I returned to the UK convinced that the way we live here has a direct effect on the lives of the people I had met in those far off countries, and that our comfort shouldn’t be at their expense. So I took a much greater interest in how I could reduce the negative impact of my life and how to help others to do the same. This lead to a job with a local authority in South Yorkshire helping to develop community recycling services, and to involvement with a group at my church which looks at how to live with a lower negative impact (consuming less, lower carbon footprint) and a higher positive impact (being more generous, campaigning, etc) . I was very inspired by Christian Aid’s Cut the Carbon March in 2007 in which 10 Brits and 8 people from around the world marched 1000 miles around Britain, holding rallies in the cities they passed through, to raise awareness of the effects of climate change, and I joined them for the rally in Leeds. (For campaigning ideas see the links pages.)
Becoming a householder in a typical Sheffield terrace house and wanting to stay warm without the gas bill going through the roof (literally!) forced me to think about how much energy I was using at home.

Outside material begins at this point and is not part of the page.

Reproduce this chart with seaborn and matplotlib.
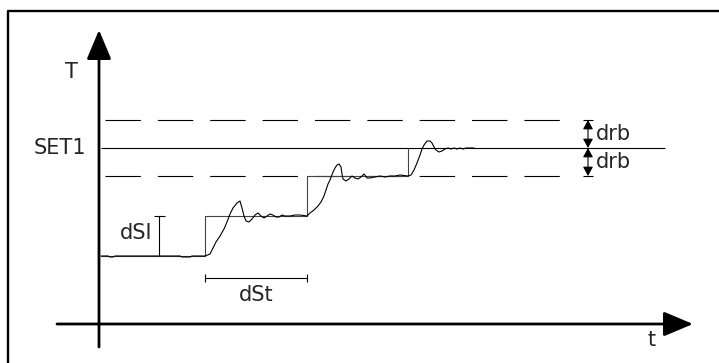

We noticed a big difference after installing a new boiler and a new roof with extra insulation. At the same time I was having conversations with friends about how it would be great to make their house greener but not knowing how to go about it or not having the time, so never getting round to doing anything. One friend had solar panels installed but had a lot of hassle because they weren’t installed properly first time.
I realized that I could bring together my technical background, my concern for the environment and my experience in finding appropriate solutions for individual situations to set up a service to help people get round the obstacles and take action. By working in partnership with people I could help them achieve reductions in energy use that neither of us could have done on our own. I supplemented my skills and experience with courses in green renovation, domestic energy assessment and how to set up and run a business, and Earthmine was born!
Why the name Earthmine? The earth is full of natural renewable resources, like sun and wind, which can provide us with energy, like a natural mine. It’s also a play on words because actually the earth isn’t only mine, it belongs to everyone including the people that will come after us. So the earth is ours to use, but this brings with it the responsibility to preserve it for future generations, so none of us should take more than our fair share of its resources.